When Brody asked whether the BID did follow up on his 2018 suggestion for investigating the potential of constructing the facility within the Circle, Meshad and Wiesner replied that the BID had done so.
“There’s no sewer line running through the park,” Wiesner said. Thus, the expense of the sewer connection would have been much greater.
“We did try to evaluate some other options,” Meshad added. “The costs were somewhat prohibitive.”
The center of the Circle is low ground, he continued, so it tends to retain water. Yet, because the Parks and Recreation Department’s long-range plans call for in-depth reviews of all city parks, Meshad noted, at some point in time, other options for use of the open land in the Circle might arise.
Vexation over the maintenance estimate
Then Freeland Eddie asked Parks and Recreation Director Fogle about the estimated annual maintenance expense, starting in the city’s 2021 fiscal year.
The staff memo indicated that that figure was based on the expense cited by the company — At Your Service — that handles the restroom maintenance in Bayfront Park, Freeland Eddie noted. When she asked why a more accurate estimate was not made available to the commission before Jan. 6, Fogle replied that he expected a refined figure this week. The holidays made it difficult to get a more accurate number in time for the Jan. 6 discussion, he said.
How could the commissioners be certain that the actual St. Armands maintenance expense would not be higher, Freeland Eddie asked.
The restrooms in Bayfront Park are “a little bit bigger,” Fogle told her, but representatives of At Your Service felt they were comparable enough in size to the St. Armands facility planned to be able to offer the estimate.
After further questioning by Freeland Eddie, Fogle added, “It’s probably on our fault for not reaching out sooner [to At Your Service].”
Commissioner Willie Shaw asked Fogle, “Do we have any idea … what ramifications … we have coming back [if the expense proves higher]?”
“I think it’s actually going to come in lower,” Fogle replied.
“But you don’t know ’cause you didn’t call ’em,” Freeland Eddie said, referring to representatives of At Your Service.
“Vice Mayor, do you have a question?” Mayor Jen Ahearn-Koch asked Freeland Eddie at that point.

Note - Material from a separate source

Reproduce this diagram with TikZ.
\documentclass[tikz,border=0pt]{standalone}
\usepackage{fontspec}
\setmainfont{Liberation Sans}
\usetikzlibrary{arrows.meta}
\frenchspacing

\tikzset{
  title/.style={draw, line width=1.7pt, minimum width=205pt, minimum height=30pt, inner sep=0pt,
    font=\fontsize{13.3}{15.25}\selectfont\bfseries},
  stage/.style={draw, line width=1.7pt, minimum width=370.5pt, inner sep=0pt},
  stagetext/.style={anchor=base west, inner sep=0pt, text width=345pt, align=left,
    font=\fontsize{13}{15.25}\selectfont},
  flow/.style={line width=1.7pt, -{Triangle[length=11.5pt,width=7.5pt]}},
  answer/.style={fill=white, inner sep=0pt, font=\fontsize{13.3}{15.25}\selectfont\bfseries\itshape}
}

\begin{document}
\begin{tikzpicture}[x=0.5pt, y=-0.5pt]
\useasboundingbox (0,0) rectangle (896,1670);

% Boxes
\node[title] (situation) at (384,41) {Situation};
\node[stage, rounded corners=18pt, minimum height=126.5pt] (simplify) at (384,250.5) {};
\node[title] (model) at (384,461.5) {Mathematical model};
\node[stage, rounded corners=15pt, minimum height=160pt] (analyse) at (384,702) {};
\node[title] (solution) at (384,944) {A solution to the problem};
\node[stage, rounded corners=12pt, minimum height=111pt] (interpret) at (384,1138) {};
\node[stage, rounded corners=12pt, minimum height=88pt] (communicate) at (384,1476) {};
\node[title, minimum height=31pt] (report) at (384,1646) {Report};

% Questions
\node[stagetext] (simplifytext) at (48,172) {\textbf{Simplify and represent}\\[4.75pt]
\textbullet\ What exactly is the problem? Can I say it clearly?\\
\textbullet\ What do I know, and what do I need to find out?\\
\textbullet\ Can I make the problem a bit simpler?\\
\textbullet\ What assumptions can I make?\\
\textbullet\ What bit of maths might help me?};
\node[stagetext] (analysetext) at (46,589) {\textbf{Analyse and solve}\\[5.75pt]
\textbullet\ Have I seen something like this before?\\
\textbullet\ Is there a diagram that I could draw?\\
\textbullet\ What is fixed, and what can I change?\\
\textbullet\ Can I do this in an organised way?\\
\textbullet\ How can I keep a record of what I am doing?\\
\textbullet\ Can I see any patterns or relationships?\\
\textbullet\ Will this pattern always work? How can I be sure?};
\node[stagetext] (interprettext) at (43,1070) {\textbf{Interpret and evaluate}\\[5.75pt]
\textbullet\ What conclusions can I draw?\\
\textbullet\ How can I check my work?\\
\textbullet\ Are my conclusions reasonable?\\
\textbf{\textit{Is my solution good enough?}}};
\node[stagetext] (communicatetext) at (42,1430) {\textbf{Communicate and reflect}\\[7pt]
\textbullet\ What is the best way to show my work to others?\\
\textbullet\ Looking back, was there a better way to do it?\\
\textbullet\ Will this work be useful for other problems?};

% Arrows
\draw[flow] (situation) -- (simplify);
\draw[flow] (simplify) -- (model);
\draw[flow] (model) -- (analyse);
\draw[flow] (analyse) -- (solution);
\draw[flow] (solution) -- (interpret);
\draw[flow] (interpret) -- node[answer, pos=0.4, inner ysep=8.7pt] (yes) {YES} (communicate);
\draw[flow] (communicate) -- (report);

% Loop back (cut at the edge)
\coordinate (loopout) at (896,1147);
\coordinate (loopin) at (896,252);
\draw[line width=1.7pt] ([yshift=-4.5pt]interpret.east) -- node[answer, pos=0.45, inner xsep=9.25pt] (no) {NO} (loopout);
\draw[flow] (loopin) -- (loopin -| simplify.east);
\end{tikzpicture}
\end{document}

The Sarasota News Leaderheard no response from Freeland Eddie.
Deputy City Manager Marlon Brown stressed that the city would not be paying for the maintenance until the 2021 fiscal year. During budget discussions in coming months, Brown said, the commissioners “would have a number of opportunities to see the numbers before you actually vote on [them].”
“It’s laziness for them … not to do due diligence,” Freeland Eddie replied, referring to the Parks and Recreation Department staff.

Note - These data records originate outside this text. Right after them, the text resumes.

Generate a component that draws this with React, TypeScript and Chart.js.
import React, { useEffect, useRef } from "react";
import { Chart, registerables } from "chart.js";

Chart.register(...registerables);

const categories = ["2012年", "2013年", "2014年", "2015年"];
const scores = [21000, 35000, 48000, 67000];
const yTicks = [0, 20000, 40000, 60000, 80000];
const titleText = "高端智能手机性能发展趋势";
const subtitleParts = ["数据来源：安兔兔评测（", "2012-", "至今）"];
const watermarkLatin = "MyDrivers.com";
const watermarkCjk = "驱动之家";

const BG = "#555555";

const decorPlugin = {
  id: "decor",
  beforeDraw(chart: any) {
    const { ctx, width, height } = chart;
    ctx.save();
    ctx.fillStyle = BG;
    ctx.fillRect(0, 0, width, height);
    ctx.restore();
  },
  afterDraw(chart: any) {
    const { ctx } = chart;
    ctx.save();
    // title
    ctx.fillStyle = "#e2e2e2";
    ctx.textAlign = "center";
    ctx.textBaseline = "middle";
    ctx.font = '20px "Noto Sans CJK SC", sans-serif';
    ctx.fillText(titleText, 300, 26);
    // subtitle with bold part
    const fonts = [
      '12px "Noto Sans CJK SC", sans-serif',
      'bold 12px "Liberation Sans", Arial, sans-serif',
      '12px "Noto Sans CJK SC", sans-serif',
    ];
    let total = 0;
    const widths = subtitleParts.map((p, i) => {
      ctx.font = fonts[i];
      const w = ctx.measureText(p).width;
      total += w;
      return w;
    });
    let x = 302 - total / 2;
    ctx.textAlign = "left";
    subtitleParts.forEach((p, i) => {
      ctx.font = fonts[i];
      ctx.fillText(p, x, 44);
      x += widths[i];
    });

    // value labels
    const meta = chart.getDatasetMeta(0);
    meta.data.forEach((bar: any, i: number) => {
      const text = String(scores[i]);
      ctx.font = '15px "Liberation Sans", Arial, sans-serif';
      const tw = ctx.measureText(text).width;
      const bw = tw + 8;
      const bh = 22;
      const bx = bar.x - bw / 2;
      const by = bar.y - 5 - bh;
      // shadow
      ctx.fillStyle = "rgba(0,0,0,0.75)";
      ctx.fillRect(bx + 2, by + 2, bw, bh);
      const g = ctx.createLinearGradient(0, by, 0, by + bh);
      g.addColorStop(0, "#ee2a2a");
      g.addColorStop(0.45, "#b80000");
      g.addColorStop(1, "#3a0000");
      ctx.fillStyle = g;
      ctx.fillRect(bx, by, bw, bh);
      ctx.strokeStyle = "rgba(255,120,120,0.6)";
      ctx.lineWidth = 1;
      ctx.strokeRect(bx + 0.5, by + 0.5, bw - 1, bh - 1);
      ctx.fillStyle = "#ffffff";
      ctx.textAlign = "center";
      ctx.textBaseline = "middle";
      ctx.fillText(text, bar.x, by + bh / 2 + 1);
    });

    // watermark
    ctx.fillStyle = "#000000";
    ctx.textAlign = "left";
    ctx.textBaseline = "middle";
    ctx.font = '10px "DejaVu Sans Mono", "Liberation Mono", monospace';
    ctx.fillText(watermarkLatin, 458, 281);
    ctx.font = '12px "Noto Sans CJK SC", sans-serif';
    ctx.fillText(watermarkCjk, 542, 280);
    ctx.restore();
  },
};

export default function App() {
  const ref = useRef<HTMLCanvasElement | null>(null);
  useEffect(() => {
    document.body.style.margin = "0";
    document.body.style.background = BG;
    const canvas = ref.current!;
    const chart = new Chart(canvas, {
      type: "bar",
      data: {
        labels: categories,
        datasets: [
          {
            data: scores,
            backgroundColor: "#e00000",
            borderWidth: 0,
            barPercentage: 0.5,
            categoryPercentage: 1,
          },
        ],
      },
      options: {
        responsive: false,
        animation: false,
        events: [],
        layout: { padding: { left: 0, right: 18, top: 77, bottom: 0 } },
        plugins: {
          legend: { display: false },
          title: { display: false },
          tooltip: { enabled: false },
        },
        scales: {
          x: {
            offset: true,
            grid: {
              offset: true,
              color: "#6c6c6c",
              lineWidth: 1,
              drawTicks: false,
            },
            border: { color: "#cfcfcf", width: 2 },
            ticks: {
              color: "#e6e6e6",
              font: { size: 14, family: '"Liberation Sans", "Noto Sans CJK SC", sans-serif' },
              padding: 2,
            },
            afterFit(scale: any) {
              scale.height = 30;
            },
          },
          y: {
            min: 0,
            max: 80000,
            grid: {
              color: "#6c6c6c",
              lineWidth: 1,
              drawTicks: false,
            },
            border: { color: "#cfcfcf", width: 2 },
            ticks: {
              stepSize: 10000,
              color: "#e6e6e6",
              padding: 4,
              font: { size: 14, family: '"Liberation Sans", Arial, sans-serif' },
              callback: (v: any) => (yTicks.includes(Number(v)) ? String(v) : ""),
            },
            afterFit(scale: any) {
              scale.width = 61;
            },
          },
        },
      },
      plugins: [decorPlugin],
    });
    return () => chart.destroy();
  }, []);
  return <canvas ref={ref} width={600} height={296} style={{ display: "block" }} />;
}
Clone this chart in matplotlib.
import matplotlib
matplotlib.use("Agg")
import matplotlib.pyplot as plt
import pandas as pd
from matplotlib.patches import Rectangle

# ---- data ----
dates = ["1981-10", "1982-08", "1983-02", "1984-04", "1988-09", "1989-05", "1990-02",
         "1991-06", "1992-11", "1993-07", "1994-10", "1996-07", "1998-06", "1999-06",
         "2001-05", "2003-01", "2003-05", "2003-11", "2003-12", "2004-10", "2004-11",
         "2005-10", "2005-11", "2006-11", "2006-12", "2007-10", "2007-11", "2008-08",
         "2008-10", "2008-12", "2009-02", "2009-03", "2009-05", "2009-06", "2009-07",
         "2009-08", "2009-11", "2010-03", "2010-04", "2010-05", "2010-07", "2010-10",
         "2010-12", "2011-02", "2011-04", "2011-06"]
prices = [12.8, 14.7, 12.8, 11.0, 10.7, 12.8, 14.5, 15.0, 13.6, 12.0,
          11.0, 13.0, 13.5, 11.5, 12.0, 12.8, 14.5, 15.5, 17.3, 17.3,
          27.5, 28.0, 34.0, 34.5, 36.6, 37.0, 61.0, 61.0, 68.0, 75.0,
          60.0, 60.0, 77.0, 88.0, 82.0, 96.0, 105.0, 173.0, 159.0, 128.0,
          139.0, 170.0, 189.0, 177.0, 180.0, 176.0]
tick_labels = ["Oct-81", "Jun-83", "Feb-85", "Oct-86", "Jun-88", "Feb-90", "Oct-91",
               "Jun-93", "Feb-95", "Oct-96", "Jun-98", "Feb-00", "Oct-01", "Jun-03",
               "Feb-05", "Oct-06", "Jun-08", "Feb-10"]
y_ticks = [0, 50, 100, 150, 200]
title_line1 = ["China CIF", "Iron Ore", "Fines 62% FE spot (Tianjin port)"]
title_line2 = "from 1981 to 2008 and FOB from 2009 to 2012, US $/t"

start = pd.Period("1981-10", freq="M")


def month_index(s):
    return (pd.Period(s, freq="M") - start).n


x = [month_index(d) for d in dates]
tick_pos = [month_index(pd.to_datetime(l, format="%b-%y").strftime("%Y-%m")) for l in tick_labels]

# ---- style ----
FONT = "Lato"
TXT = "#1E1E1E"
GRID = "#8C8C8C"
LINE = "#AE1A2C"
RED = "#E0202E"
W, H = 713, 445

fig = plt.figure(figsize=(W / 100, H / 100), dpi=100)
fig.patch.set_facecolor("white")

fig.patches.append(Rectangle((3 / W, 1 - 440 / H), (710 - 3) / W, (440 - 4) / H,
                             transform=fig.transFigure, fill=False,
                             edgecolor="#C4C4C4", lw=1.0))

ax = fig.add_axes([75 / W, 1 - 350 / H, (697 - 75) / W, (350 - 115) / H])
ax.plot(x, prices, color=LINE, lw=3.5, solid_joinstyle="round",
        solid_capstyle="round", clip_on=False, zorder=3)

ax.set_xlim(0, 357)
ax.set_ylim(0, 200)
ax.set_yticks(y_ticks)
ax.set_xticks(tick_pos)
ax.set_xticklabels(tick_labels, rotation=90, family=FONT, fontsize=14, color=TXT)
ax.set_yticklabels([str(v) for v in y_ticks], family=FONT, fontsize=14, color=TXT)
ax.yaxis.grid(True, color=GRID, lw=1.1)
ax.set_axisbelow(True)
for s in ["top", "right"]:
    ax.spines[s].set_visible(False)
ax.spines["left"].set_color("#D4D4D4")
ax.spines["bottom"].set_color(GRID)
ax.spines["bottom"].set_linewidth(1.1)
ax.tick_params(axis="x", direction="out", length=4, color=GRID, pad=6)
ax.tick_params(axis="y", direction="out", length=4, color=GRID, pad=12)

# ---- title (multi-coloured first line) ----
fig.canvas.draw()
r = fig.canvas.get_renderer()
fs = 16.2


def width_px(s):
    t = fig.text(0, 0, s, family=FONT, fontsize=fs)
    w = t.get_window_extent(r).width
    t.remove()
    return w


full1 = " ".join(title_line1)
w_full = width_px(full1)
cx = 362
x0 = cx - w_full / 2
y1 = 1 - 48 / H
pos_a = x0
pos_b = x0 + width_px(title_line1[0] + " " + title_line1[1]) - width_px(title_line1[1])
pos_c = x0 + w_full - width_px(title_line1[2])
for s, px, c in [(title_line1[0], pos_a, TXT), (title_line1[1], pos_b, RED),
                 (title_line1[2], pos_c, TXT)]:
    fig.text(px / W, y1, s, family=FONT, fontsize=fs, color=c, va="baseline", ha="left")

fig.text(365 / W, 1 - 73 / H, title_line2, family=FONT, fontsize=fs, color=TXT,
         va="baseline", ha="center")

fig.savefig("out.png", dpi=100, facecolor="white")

“We will have to figure out how to cover the cost, anyway,” Commissioner Brody pointed out. A broader review of city restroom maintenance expenses is warranted, he added, calling the St. Armands facility discussion “an opportunity for us to streamline a little bit in the upcoming year.”
The redesign decision
Ahearn-Koch did ask the BID directors why Sarasota architect Jonathan Parks no longer is involved in the project, as Parks had appeared with the BID group during the 2018 discussions.

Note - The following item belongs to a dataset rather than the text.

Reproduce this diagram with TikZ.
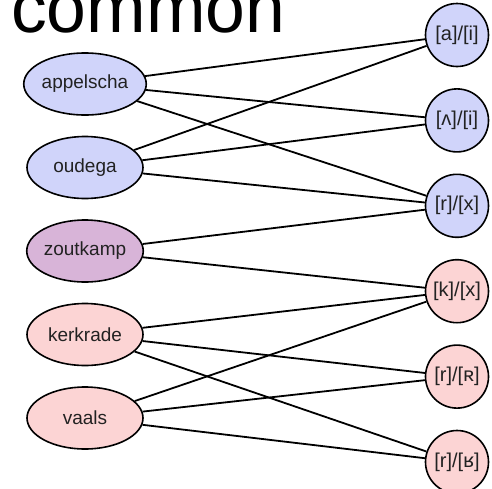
\documentclass[tikz,border=0pt]{standalone}
\usepackage{fontspec}
\setmainfont{Liberation Sans}
\usetikzlibrary{shapes.geometric}
\definecolor{bleu}{RGB}{208,212,250}
\definecolor{rose}{RGB}{252,212,212}
\definecolor{mauve}{RGB}{216,180,216}
\definecolor{texte}{RGB}{34,34,34}
\begin{document}
\begin{tikzpicture}[x=1pt,y=-1pt]
% Styles (MODIFIABLES)
\tikzstyle{arete}=[line width=1.8pt]
\tikzstyle{ville}=[ellipse,draw,line width=1.6pt,minimum width=116pt,minimum height=62pt,inner sep=0pt,font=\fontsize{19}{22}\selectfont,text=texte]
\tikzstyle{son}=[circle,draw,line width=1.6pt,minimum size=63pt,inner sep=0pt,font=\fontsize{20}{22}\selectfont,text=texte]
% Dimensions (MODIFIABLES)
\def\ColonneVilles{85}
\def\ColonneSons{457}
\def\PremiereVille{84}
\def\EcartVilles{83.5}
\def\PremierSon{35}
\def\EcartSons{85.4}
% Cadre
\useasboundingbox (0,0) rectangle (492,488);
% Titre
\node[anchor=base west,inner sep=0pt,font=\fontsize{71.5}{80}\selectfont] (titre) at (11,32) {common};
% Noeuds : villes
\node[ville,fill=bleu] (appelscha) at ({\ColonneVilles},{\PremiereVille+0*\EcartVilles}) {appelscha};
\node[ville,fill=bleu] (oudega) at ({\ColonneVilles},{\PremiereVille+1*\EcartVilles}) {oudega};
\node[ville,fill=mauve] (zoutkamp) at ({\ColonneVilles},{\PremiereVille+2*\EcartVilles}) {zoutkamp};
\node[ville,fill=rose] (kerkrade) at ({\ColonneVilles},{\PremiereVille+3*\EcartVilles}) {kerkrade};
\node[ville,fill=rose] (vaals) at ({\ColonneVilles},{\PremiereVille+4*\EcartVilles}) {vaals};
% Noeuds : sons
\node[son,fill=bleu] (ai) at ({\ColonneSons},{\PremierSon+0*\EcartSons}) {[a]/[i]};
\node[son,fill=bleu] (vi) at ({\ColonneSons},{\PremierSon+1*\EcartSons}) {[ʌ]/[i]};
\node[son,fill=bleu] (rx) at ({\ColonneSons},{\PremierSon+2*\EcartSons}) {[r]/[x]};
\node[son,fill=rose] (kx) at ({\ColonneSons},{\PremierSon+3*\EcartSons}) {[k]/[x]};
\node[son,fill=rose] (rR) at ({\ColonneSons},{\PremierSon+4*\EcartSons}) {[r]/[ʀ]};
\node[son,fill=rose] (rRi) at ({\ColonneSons},{\PremierSon+5*\EcartSons}) {[r]/[ʁ]};
% Arcs
\draw[arete] (appelscha)--(ai);
\draw[arete] (appelscha)--(vi);
\draw[arete] (appelscha)--(rx);
\draw[arete] (oudega)--(ai);
\draw[arete] (oudega)--(vi);
\draw[arete] (oudega)--(rx);
\draw[arete] (zoutkamp)--(rx);
\draw[arete] (zoutkamp)--(kx);
\draw[arete] (kerkrade)--(kx);
\draw[arete] (kerkrade)--(rR);
\draw[arete] (kerkrade)--(rRi);
\draw[arete] (vaals)--(kx);
\draw[arete] (vaals)--(rR);
\draw[arete] (vaals)--(rRi);
\end{tikzpicture}
\end{document}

Meshad explained that after getting the estimate for Parks’ design, the BID members said, “‘Let’s push the Pause button and let’s see … how can we get the cost down?’”
That led to a feasibility study, Meshad continued.
The BID board members even considered leasing space, he noted.
By the time they decided to go ahead with the construction plan, Meshad said, Parks no longer was working with the city in the capacity of “a continuing service provider.”
“Actually,” Meshad told the commissioners, “I think some of the fresh eyes on the [BID] board [helped the organization work toward] really a chance to maybe do something better. I think sometimes time plays in your advantage.”
The firm that has the current contract with the city for architecture and engineering services is CPH, according to a memo to the commission for the Jan. 6 meeting.